In his annual State of the Nation speech in Budapest, Prime Minister Viktor Orban announced that the exemptions would take effect in October for women with three children and in January for those with two kids. Mothers with four or more children do not pay income tax in Hungary.
Additionally, the interest rates on housing loans will be capped at 5% beginning in April, as part of steps to shore up the economy.
“We are announcing the biggest tax reduction programme in Europe,” Orban said, as quoted by Reuters.
“This will be a huge expense, but the reviving economy, the measures to support businesses and full employment combined are capable of paying for this in a way that the budget deficit and public debt both decline,” he added.

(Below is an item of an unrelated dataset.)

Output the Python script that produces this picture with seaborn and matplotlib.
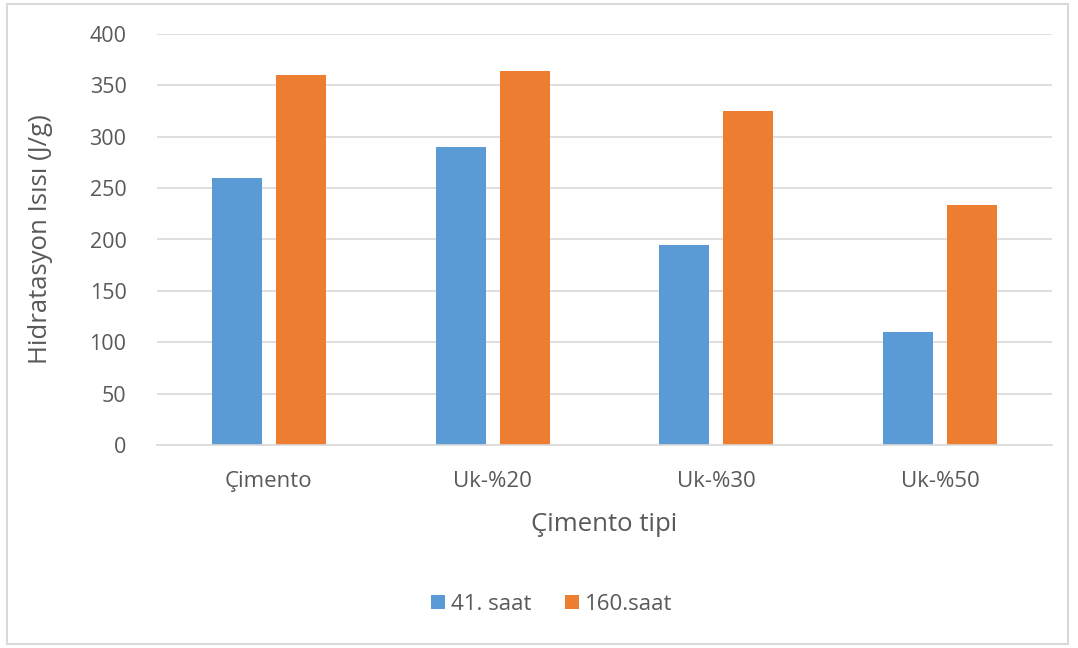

His Economy Minister Marton Nagy said the tax exemption for mothers of three comprises 250,000 people and costs the budget 170 billion forint ($441 million) every year, reported the pro-government daily Magyar Nemzet.
He added that the existing exemption for approximately 70,000 moms of four costs 50 billion Hungarian forints each year.
The Prime Minister added that his government was prepared to put price controls on rising food costs unless talks with retailers failed to keep prices under control and that he was willing to limit food retail profits as a last resort.
The inflation in the country, which reached the EU’s peak two years ago, rebounded to 5.5% in January, exceeding analysts’ expectations, with monthly price growth quickening to its strongest pace in two years as food, service, and gasoline costs all increased.
He also said that Ukraine would never join the EU if it went against Hungary’s interests, adding, “Ukraine’s entry would destroy Hungarian farmers, but not just them, the entire Hungarian economy.”